WHAT YOU HAVE TO DO -> Would you write out the entries below, every one of them, exactly?

Entries with chart source code
-----

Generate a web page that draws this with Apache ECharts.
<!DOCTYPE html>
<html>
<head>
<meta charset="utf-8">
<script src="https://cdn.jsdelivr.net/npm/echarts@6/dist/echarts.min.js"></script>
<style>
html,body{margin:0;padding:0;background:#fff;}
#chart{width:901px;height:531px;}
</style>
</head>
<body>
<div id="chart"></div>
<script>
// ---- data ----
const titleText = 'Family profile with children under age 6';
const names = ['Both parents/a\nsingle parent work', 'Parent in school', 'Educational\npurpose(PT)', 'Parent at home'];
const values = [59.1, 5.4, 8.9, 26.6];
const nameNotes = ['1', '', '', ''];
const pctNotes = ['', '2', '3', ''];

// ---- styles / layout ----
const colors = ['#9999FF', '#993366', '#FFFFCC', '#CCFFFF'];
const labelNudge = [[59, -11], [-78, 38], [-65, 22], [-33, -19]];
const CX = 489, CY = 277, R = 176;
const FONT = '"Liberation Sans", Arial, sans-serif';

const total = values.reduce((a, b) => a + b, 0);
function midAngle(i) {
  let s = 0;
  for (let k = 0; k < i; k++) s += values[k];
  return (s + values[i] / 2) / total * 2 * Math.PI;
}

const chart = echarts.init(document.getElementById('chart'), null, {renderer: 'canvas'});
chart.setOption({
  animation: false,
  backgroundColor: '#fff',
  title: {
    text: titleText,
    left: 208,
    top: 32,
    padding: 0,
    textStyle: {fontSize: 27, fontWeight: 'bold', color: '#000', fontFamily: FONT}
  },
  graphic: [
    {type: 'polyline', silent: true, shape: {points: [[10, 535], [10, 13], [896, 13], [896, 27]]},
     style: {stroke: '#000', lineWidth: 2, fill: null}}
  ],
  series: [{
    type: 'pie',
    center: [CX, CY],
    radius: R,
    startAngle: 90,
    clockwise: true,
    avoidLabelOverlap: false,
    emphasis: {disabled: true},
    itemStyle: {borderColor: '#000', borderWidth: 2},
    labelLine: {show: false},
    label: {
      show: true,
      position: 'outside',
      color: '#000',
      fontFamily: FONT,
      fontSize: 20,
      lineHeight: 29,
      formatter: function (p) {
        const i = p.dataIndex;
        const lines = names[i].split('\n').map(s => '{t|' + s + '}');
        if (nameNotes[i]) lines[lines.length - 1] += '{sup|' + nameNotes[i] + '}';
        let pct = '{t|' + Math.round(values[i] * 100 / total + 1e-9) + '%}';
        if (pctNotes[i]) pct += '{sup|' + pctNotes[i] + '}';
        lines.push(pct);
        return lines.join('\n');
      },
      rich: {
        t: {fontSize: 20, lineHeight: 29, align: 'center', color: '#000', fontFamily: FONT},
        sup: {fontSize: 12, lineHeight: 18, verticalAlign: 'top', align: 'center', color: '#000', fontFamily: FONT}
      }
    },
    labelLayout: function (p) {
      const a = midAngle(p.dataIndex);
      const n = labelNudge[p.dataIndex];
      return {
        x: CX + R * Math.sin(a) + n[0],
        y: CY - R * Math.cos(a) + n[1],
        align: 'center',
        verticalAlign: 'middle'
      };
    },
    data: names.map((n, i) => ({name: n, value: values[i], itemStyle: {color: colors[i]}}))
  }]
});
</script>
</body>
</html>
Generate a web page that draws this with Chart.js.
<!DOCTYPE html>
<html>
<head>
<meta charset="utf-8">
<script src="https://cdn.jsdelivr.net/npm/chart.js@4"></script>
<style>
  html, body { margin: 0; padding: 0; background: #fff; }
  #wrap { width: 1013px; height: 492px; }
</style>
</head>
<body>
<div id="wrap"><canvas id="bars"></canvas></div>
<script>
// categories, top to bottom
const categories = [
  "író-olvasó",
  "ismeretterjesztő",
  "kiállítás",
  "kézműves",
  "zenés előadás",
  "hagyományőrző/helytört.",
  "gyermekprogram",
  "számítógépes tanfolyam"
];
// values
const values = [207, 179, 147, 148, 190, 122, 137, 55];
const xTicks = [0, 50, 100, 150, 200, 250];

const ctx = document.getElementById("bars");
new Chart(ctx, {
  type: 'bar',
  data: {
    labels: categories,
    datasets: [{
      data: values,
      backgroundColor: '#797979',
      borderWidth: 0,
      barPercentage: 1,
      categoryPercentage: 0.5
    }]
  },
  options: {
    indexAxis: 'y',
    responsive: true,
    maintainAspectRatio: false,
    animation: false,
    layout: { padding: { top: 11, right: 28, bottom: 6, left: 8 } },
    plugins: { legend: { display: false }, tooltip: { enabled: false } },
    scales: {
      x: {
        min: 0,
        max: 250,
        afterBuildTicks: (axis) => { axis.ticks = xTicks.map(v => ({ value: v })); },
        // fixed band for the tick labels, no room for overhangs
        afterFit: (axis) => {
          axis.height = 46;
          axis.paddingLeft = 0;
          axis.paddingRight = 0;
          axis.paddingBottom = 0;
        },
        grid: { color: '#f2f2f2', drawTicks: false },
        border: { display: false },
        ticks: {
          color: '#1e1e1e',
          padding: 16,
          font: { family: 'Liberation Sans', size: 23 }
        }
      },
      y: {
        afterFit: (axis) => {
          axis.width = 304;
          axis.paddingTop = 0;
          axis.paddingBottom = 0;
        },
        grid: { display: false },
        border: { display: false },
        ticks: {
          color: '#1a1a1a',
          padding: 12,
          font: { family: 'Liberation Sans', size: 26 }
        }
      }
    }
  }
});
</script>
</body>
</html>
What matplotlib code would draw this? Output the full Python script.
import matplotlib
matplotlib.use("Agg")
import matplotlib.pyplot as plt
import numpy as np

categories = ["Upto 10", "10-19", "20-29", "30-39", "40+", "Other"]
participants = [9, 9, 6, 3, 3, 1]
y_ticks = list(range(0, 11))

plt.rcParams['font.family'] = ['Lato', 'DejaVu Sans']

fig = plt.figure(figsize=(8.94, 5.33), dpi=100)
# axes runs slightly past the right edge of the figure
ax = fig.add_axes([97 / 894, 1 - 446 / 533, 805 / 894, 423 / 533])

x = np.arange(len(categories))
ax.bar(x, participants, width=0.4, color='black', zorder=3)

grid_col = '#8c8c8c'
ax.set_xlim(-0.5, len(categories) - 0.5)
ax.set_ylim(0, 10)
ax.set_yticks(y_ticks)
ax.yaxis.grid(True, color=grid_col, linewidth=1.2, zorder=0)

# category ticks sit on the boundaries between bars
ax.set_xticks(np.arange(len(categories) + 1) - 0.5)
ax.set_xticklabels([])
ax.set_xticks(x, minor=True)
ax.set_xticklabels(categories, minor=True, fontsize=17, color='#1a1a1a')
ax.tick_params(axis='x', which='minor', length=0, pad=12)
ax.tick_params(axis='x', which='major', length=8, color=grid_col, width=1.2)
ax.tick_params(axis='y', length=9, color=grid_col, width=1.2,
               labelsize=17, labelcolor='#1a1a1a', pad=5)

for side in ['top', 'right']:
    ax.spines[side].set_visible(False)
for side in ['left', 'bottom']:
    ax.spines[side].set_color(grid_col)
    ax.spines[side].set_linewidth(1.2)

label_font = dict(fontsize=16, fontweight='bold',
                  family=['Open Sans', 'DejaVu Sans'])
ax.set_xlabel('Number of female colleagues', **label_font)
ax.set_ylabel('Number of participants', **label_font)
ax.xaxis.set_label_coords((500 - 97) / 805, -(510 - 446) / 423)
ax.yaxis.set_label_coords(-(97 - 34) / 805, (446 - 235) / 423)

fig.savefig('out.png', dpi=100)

-----

SOLUTION TO THIS EXERCISE ->
Generate a web page that draws this with Apache ECharts.
<!DOCTYPE html>
<html>
<head>
<meta charset="utf-8">
<script src="https://cdn.jsdelivr.net/npm/echarts@6/dist/echarts.min.js"></script>
<style>
html,body{margin:0;padding:0;background:#fff;}
#chart{width:901px;height:531px;}
</style>
</head>
<body>
<div id="chart"></div>
<script>
// ---- data ----
const titleText = 'Family profile with children under age 6';
const names = ['Both parents/a\nsingle parent work', 'Parent in school', 'Educational\npurpose(PT)', 'Parent at home'];
const values = [59.1, 5.4, 8.9, 26.6];
const nameNotes = ['1', '', '', ''];
const pctNotes = ['', '2', '3', ''];

// ---- styles / layout ----
const colors = ['#9999FF', '#993366', '#FFFFCC', '#CCFFFF'];
const labelNudge = [[59, -11], [-78, 38], [-65, 22], [-33, -19]];
const CX = 489, CY = 277, R = 176;
const FONT = '"Liberation Sans", Arial, sans-serif';

const total = values.reduce((a, b) => a + b, 0);
function midAngle(i) {
  let s = 0;
  for (let k = 0; k < i; k++) s += values[k];
  return (s + values[i] / 2) / total * 2 * Math.PI;
}

const chart = echarts.init(document.getElementById('chart'), null, {renderer: 'canvas'});
chart.setOption({
  animation: false,
  backgroundColor: '#fff',
  title: {
    text: titleText,
    left: 208,
    top: 32,
    padding: 0,
    textStyle: {fontSize: 27, fontWeight: 'bold', color: '#000', fontFamily: FONT}
  },
  graphic: [
    {type: 'polyline', silent: true, shape: {points: [[10, 535], [10, 13], [896, 13], [896, 27]]},
     style: {stroke: '#000', lineWidth: 2, fill: null}}
  ],
  series: [{
    type: 'pie',
    center: [CX, CY],
    radius: R,
    startAngle: 90,
    clockwise: true,
    avoidLabelOverlap: false,
    emphasis: {disabled: true},
    itemStyle: {borderColor: '#000', borderWidth: 2},
    labelLine: {show: false},
    label: {
      show: true,
      position: 'outside',
      color: '#000',
      fontFamily: FONT,
      fontSize: 20,
      lineHeight: 29,
      formatter: function (p) {
        const i = p.dataIndex;
        const lines = names[i].split('\n').map(s => '{t|' + s + '}');
        if (nameNotes[i]) lines[lines.length - 1] += '{sup|' + nameNotes[i] + '}';
        let pct = '{t|' + Math.round(values[i] * 100 / total + 1e-9) + '%}';
        if (pctNotes[i]) pct += '{sup|' + pctNotes[i] + '}';
        lines.push(pct);
        return lines.join('\n');
      },
      rich: {
        t: {fontSize: 20, lineHeight: 29, align: 'center', color: '#000', fontFamily: FONT},
        sup: {fontSize: 12, lineHeight: 18, verticalAlign: 'top', align: 'center', color: '#000', fontFamily: FONT}
      }
    },
    labelLayout: function (p) {
      const a = midAngle(p.dataIndex);
      const n = labelNudge[p.dataIndex];
      return {
        x: CX + R * Math.sin(a) + n[0],
        y: CY - R * Math.cos(a) + n[1],
        align: 'center',
        verticalAlign: 'middle'
      };
    },
    data: names.map((n, i) => ({name: n, value: values[i], itemStyle: {color: colors[i]}}))
  }]
});
</script>
</body>
</html>
Generate a web page that draws this with Chart.js.
<!DOCTYPE html>
<html>
<head>
<meta charset="utf-8">
<script src="https://cdn.jsdelivr.net/npm/chart.js@4"></script>
<style>
  html, body { margin: 0; padding: 0; background: #fff; }
  #wrap { width: 1013px; height: 492px; }
</style>
</head>
<body>
<div id="wrap"><canvas id="bars"></canvas></div>
<script>
// categories, top to bottom
const categories = [
  "író-olvasó",
  "ismeretterjesztő",
  "kiállítás",
  "kézműves",
  "zenés előadás",
  "hagyományőrző/helytört.",
  "gyermekprogram",
  "számítógépes tanfolyam"
];
// values
const values = [207, 179, 147, 148, 190, 122, 137, 55];
const xTicks = [0, 50, 100, 150, 200, 250];

const ctx = document.getElementById("bars");
new Chart(ctx, {
  type: 'bar',
  data: {
    labels: categories,
    datasets: [{
      data: values,
      backgroundColor: '#797979',
      borderWidth: 0,
      barPercentage: 1,
      categoryPercentage: 0.5
    }]
  },
  options: {
    indexAxis: 'y',
    responsive: true,
    maintainAspectRatio: false,
    animation: false,
    layout: { padding: { top: 11, right: 28, bottom: 6, left: 8 } },
    plugins: { legend: { display: false }, tooltip: { enabled: false } },
    scales: {
      x: {
        min: 0,
        max: 250,
        afterBuildTicks: (axis) => { axis.ticks = xTicks.map(v => ({ value: v })); },
        // fixed band for the tick labels, no room for overhangs
        afterFit: (axis) => {
          axis.height = 46;
          axis.paddingLeft = 0;
          axis.paddingRight = 0;
          axis.paddingBottom = 0;
        },
        grid: { color: '#f2f2f2', drawTicks: false },
        border: { display: false },
        ticks: {
          color: '#1e1e1e',
          padding: 16,
          font: { family: 'Liberation Sans', size: 23 }
        }
      },
      y: {
        afterFit: (axis) => {
          axis.width = 304;
          axis.paddingTop = 0;
          axis.paddingBottom = 0;
        },
        grid: { display: false },
        border: { display: false },
        ticks: {
          color: '#1a1a1a',
          padding: 12,
          font: { family: 'Liberation Sans', size: 26 }
        }
      }
    }
  }
});
</script>
</body>
</html>
What matplotlib code would draw this? Output the full Python script.
import matplotlib
matplotlib.use("Agg")
import matplotlib.pyplot as plt
import numpy as np

categories = ["Upto 10", "10-19", "20-29", "30-39", "40+", "Other"]
participants = [9, 9, 6, 3, 3, 1]
y_ticks = list(range(0, 11))

plt.rcParams['font.family'] = ['Lato', 'DejaVu Sans']

fig = plt.figure(figsize=(8.94, 5.33), dpi=100)
# axes runs slightly past the right edge of the figure
ax = fig.add_axes([97 / 894, 1 - 446 / 533, 805 / 894, 423 / 533])

x = np.arange(len(categories))
ax.bar(x, participants, width=0.4, color='black', zorder=3)

grid_col = '#8c8c8c'
ax.set_xlim(-0.5, len(categories) - 0.5)
ax.set_ylim(0, 10)
ax.set_yticks(y_ticks)
ax.yaxis.grid(True, color=grid_col, linewidth=1.2, zorder=0)

# category ticks sit on the boundaries between bars
ax.set_xticks(np.arange(len(categories) + 1) - 0.5)
ax.set_xticklabels([])
ax.set_xticks(x, minor=True)
ax.set_xticklabels(categories, minor=True, fontsize=17, color='#1a1a1a')
ax.tick_params(axis='x', which='minor', length=0, pad=12)
ax.tick_params(axis='x', which='major', length=8, color=grid_col, width=1.2)
ax.tick_params(axis='y', length=9, color=grid_col, width=1.2,
               labelsize=17, labelcolor='#1a1a1a', pad=5)

for side in ['top', 'right']:
    ax.spines[side].set_visible(False)
for side in ['left', 'bottom']:
    ax.spines[side].set_color(grid_col)
    ax.spines[side].set_linewidth(1.2)

label_font = dict(fontsize=16, fontweight='bold',
                  family=['Open Sans', 'DejaVu Sans'])
ax.set_xlabel('Number of female colleagues', **label_font)
ax.set_ylabel('Number of participants', **label_font)
ax.xaxis.set_label_coords((500 - 97) / 805, -(510 - 446) / 423)
ax.yaxis.set_label_coords(-(97 - 34) / 805, (446 - 235) / 423)

fig.savefig('out.png', dpi=100)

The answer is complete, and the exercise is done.